Directive -> Pictures stay out of this copy, which runs from the first line of the material through the line containing "ax.set_facecolor('#fafafa')".
═══ Raw records
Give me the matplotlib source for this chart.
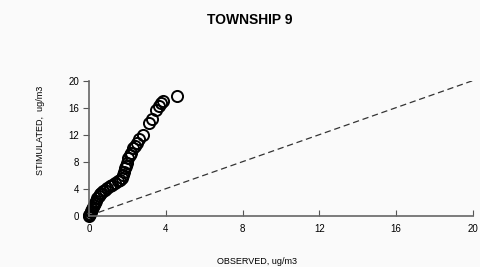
import matplotlib.pyplot as plt
import numpy as np

plt.rcParams['font.family'] = ['Liberation Sans', 'DejaVu Sans']

# observed vs simulated concentrations
observed = [0.0, 0.02, 0.05, 0.08, 0.1, 0.16, 0.2, 0.26, 0.3, 0.35, 0.42, 0.5,
            0.57, 0.65, 0.75, 0.83, 0.95, 1.1, 1.2, 1.35, 1.5, 1.62, 1.72,
            1.78, 1.82, 1.88, 1.93, 1.98, 2.03, 2.14, 2.2, 2.29, 2.4, 2.5,
            2.6, 2.81, 3.13, 3.27, 3.49, 3.65, 3.73, 3.85, 4.6]
simulated = [0.0, 0.1, 0.3, 0.5, 0.7, 1.0, 1.3, 1.6, 1.9, 2.2, 2.6, 2.9,
             3.2, 3.4, 3.6, 3.8, 4.1, 4.4, 4.6, 4.8, 5.1, 5.3, 5.6,
             6.0, 6.5, 7.1, 7.4, 7.8, 8.5, 9.0, 9.3, 10.0, 10.3, 10.8,
             11.4, 12.0, 13.8, 14.3, 15.6, 16.3, 16.7, 17.0, 17.7]

x_ticks = [0, 4, 8, 12, 16, 20]
y_ticks = [0, 4, 8, 12, 16, 20]

fig = plt.figure(figsize=(4.81, 2.67), dpi=100)
fig.patch.set_facecolor('#fafafa')
ax = fig.add_axes([0.185, 0.192, 0.798, 0.506])
ax.set_facecolor('#fafafa')

ax.plot([0, 20], [0, 20], linestyle=(0, (5, 3)), color='#333333', linewidth=0.9)
ax.plot(observed, simulated, linestyle='none', marker='o', markersize=8,
        markerfacecolor='none', markeredgecolor='black', markeredgewidth=1.4,
        clip_on=False)

ax.set_xlim(0, 20)
ax.set_ylim(0, 20)
ax.set_xticks(x_ticks)
ax.set_yticks(y_ticks)
ax.tick_params(axis='x', direction='in', length=4, labelsize=7, pad=6, color='#555555')
ax.tick_params(axis='y', direction='out', length=4, labelsize=7, pad=3, color='#555555')
for side in ['top', 'right']:
    ax.spines[side].set_visible(False)
for side in ['left', 'bottom']:
    ax.spines[side].set_color('#666666')
    ax.spines[side].set_linewidth(1.2)

fig.text(0.52, 0.925, 'TOWNSHIP 9', ha='center', va='center',
         fontsize=10, fontweight='bold')
fig.text(0.535, 0.02, 'OBSERVED, ug/m3', ha='center', va='center', fontsize=6.5)
fig.text(0.085, 0.51, 'STIMULATED,  ug/m3', ha='center', va='center',
         rotation=90, fontsize=6.5)

plt.savefig('out.png', dpi=100)
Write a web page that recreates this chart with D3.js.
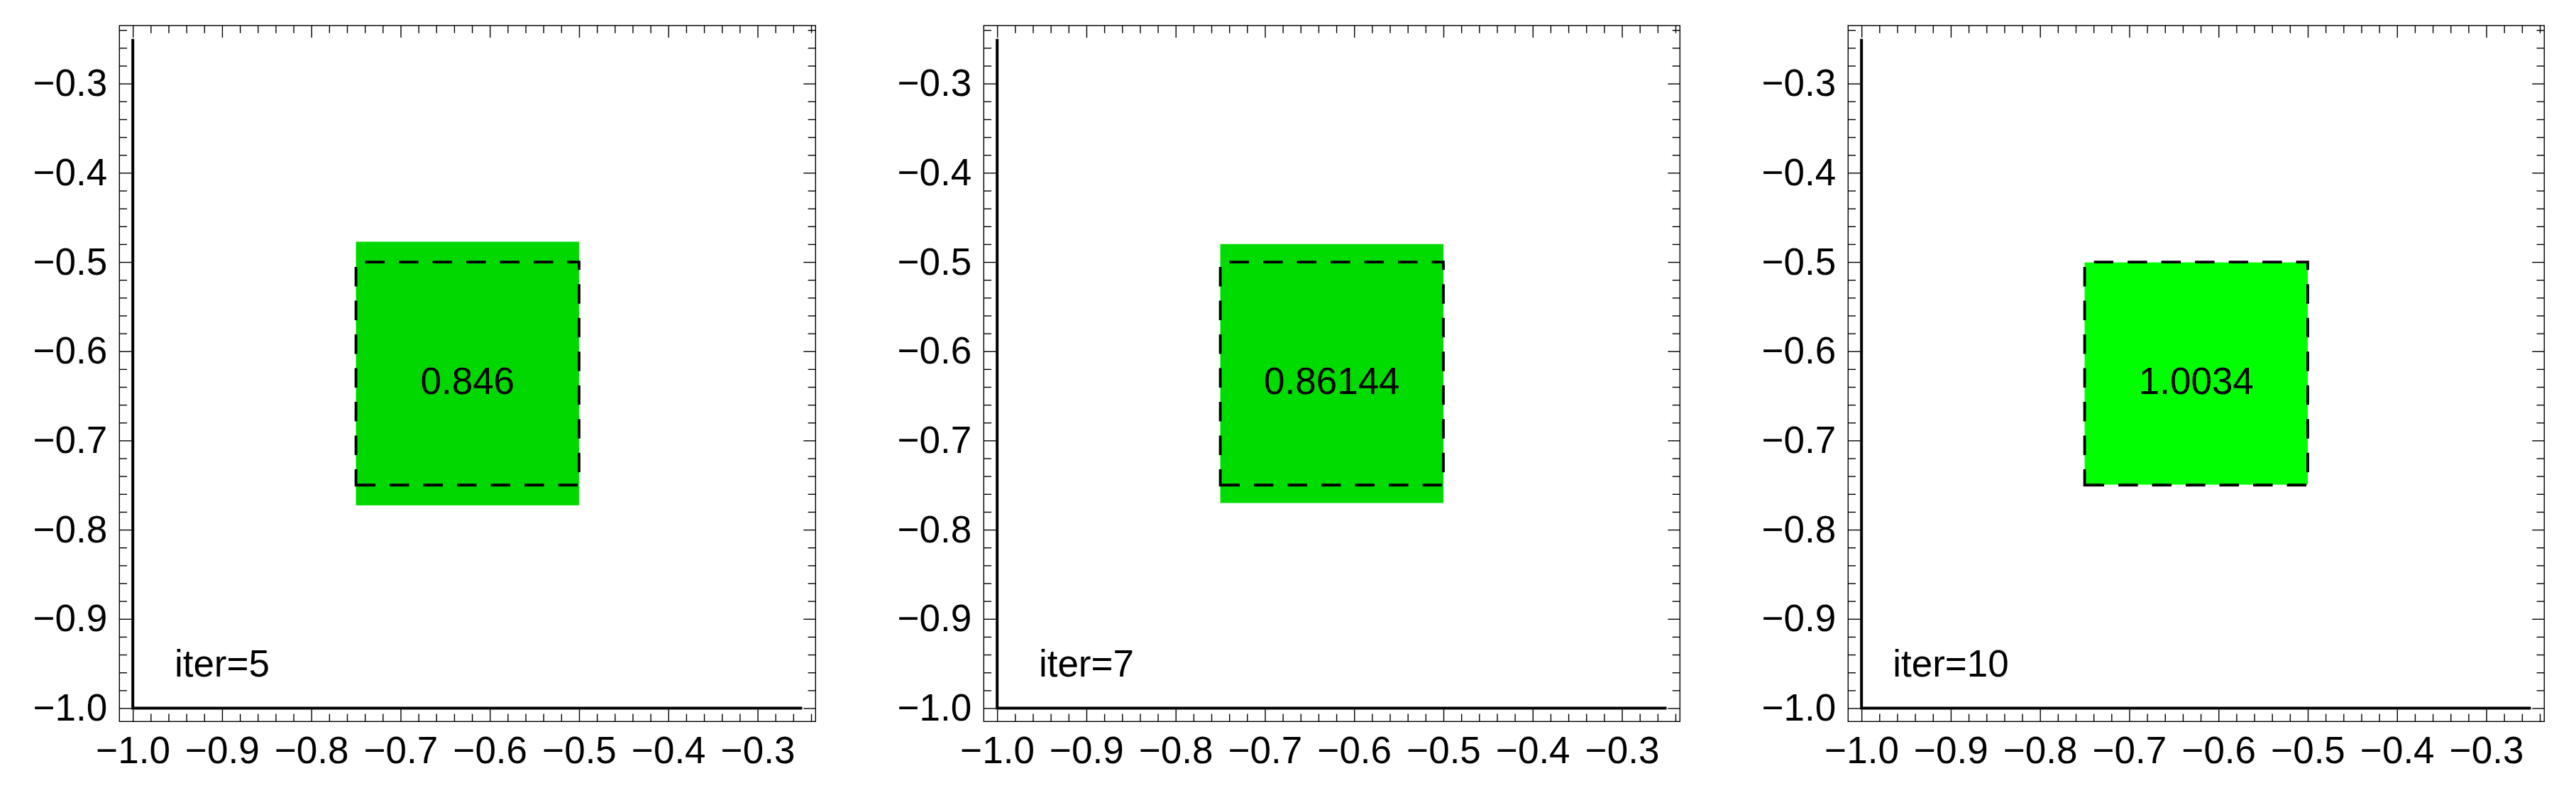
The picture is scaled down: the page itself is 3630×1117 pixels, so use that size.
<!DOCTYPE html>
<html>
<head>
<meta charset="utf-8">
<script src="https://cdn.jsdelivr.net/npm/d3@7"></script>
<style>
  html, body { margin: 0; padding: 0; background: #fff; }
  svg { display: block; }
  text { font-family: "Liberation Sans", Arial, sans-serif; }
</style>
</head>
<body>
<svg id="chart" width="3630" height="1117"></svg>
<script>
// ---- data ----
const iterations = [5, 7, 10];
const ratios = [0.846, 0.86144, 1.0034];
const boxX = [-0.75, -0.5];
const boxY = [-0.75, -0.5];
const axisLineEnd = -0.25;
const axisOrigin = -1.0;
const majorTicks = [-1.0, -0.9, -0.8, -0.7, -0.6, -0.5, -0.4, -0.3];
const domainXY = [-1.015, -0.235];

// ---- layout ----
const W = 3630, H = 1117;
const panelLeft0 = 168.3, panelStep = 1218, panelTop = 36, panelW = 981, panelH = 980.3;
const fontSize = 53;
const majorLen = 17, minorLen = 10.7;

const svg = d3.select("#chart");
svg.append("rect").attr("width", W).attr("height", H).attr("fill", "#fff");

const minorTicks = d3.range(-50, -11).map(i => i * 0.02)
  .filter(v => v >= domainXY[0] && v <= domainXY[1])
  .filter(v => !majorTicks.some(m => Math.abs(m - v) < 1e-9));

const fmt = d3.format(".1f");
const green = d3.scaleLinear().domain([0, 1]).range(["#000000", "#00ff00"]).clamp(true);

iterations.forEach((it, i) => {
  const left = panelLeft0 + panelStep * i;
  const x = d3.scaleLinear().domain(domainXY).range([left, left + panelW]);
  const y = d3.scaleLinear().domain(domainXY).range([panelTop + panelH, panelTop]);
  const g = svg.append("g");

  // green scaled rectangle
  const v = ratios[i];
  const cy = (boxY[0] + boxY[1]) / 2;
  const half = (boxY[1] - boxY[0]) / v / 2;
  g.append("rect")
    .attr("x", x(boxX[0]))
    .attr("width", x(boxX[1]) - x(boxX[0]))
    .attr("y", y(cy + half))
    .attr("height", y(cy - half) - y(cy + half))
    .attr("fill", green(v));

  // dashed target box (starting bottom-left, going right, up, left, down)
  const p = d3.path();
  p.moveTo(x(boxX[0]), y(boxY[0]));
  p.lineTo(x(boxX[1]), y(boxY[0]));
  p.lineTo(x(boxX[1]), y(boxY[1]));
  p.lineTo(x(boxX[0]), y(boxY[1]));
  p.closePath();
  g.append("path").attr("d", p.toString())
    .attr("fill", "none").attr("stroke", "#000")
    .attr("stroke-width", 3.8).attr("stroke-dasharray", "27.5,20");

  // value label
  g.append("text")
    .attr("x", x((boxX[0] + boxX[1]) / 2))
    .attr("y", y(cy) + 29)
    .attr("text-anchor", "middle")
    .attr("font-size", fontSize)
    .text(String(v));

  // thick axes lines
  g.append("path")
    .attr("d", `M${x(axisOrigin)},${y(axisLineEnd)}L${x(axisOrigin)},${y(axisOrigin)}L${x(axisLineEnd)},${y(axisOrigin)}`)
    .attr("fill", "none").attr("stroke", "#000").attr("stroke-width", 4);

  // iter label
  g.append("text")
    .attr("x", x(-0.9))
    .attr("y", y(-0.95) + 18)
    .attr("text-anchor", "middle")
    .attr("font-size", fontSize)
    .text("iter=" + it);

  // axes (ticks inward)
  const bottom = g.append("g").attr("transform", `translate(0,${panelTop + panelH})`)
    .call(d3.axisBottom(x).tickValues(majorTicks).tickFormat(fmt)
      .tickSizeInner(-majorLen).tickSizeOuter(0).tickPadding(21.5));
  const leftAx = g.append("g").attr("transform", `translate(${left},0)`)
    .call(d3.axisLeft(y).tickValues(majorTicks).tickFormat(fmt)
      .tickSizeInner(-majorLen).tickSizeOuter(0).tickPadding(17));
  const topAx = g.append("g").attr("transform", `translate(0,${panelTop})`)
    .call(d3.axisTop(x).tickValues(majorTicks).tickFormat(() => "")
      .tickSizeInner(-majorLen).tickSizeOuter(0));
  const rightAx = g.append("g").attr("transform", `translate(${left + panelW},0)`)
    .call(d3.axisRight(y).tickValues(majorTicks).tickFormat(() => "")
      .tickSizeInner(-majorLen).tickSizeOuter(0));

  // minor ticks
  g.append("g").attr("transform", `translate(0,${panelTop + panelH})`)
    .call(d3.axisBottom(x).tickValues(minorTicks).tickFormat(() => "").tickSizeInner(-minorLen).tickSizeOuter(0));
  g.append("g").attr("transform", `translate(${left},0)`)
    .call(d3.axisLeft(y).tickValues(minorTicks).tickFormat(() => "").tickSizeInner(-minorLen).tickSizeOuter(0));
  g.append("g").attr("transform", `translate(0,${panelTop})`)
    .call(d3.axisTop(x).tickValues(minorTicks).tickFormat(() => "").tickSizeInner(-minorLen).tickSizeOuter(0));
  g.append("g").attr("transform", `translate(${left + panelW},0)`)
    .call(d3.axisRight(y).tickValues(minorTicks).tickFormat(() => "").tickSizeInner(-minorLen).tickSizeOuter(0));

  g.selectAll(".domain").remove();
  g.selectAll(".tick line").attr("stroke", "#000").attr("stroke-width", 1.4);
  g.selectAll(".tick text").attr("font-size", fontSize).attr("fill", "#000")
    .attr("font-family", "'Liberation Sans', Arial, sans-serif");

  // frame
  g.append("rect")
    .attr("x", left).attr("y", panelTop)
    .attr("width", panelW).attr("height", panelH)
    .attr("fill", "none").attr("stroke", "#000").attr("stroke-width", 1.4);
});
</script>
</body>
</html>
══════
Solution for this task ->
Give me the matplotlib source for this chart.
import matplotlib.pyplot as plt
import numpy as np

plt.rcParams['font.family'] = ['Liberation Sans', 'DejaVu Sans']

# observed vs simulated concentrations
observed = [0.0, 0.02, 0.05, 0.08, 0.1, 0.16, 0.2, 0.26, 0.3, 0.35, 0.42, 0.5,
            0.57, 0.65, 0.75, 0.83, 0.95, 1.1, 1.2, 1.35, 1.5, 1.62, 1.72,
            1.78, 1.82, 1.88, 1.93, 1.98, 2.03, 2.14, 2.2, 2.29, 2.4, 2.5,
            2.6, 2.81, 3.13, 3.27, 3.49, 3.65, 3.73, 3.85, 4.6]
simulated = [0.0, 0.1, 0.3, 0.5, 0.7, 1.0, 1.3, 1.6, 1.9, 2.2, 2.6, 2.9,
             3.2, 3.4, 3.6, 3.8, 4.1, 4.4, 4.6, 4.8, 5.1, 5.3, 5.6,
             6.0, 6.5, 7.1, 7.4, 7.8, 8.5, 9.0, 9.3, 10.0, 10.3, 10.8,
             11.4, 12.0, 13.8, 14.3, 15.6, 16.3, 16.7, 17.0, 17.7]

x_ticks = [0, 4, 8, 12, 16, 20]
y_ticks = [0, 4, 8, 12, 16, 20]

fig = plt.figure(figsize=(4.81, 2.67), dpi=100)
fig.patch.set_facecolor('#fafafa')
ax = fig.add_axes([0.185, 0.192, 0.798, 0.506])
ax.set_facecolor('#fafafa')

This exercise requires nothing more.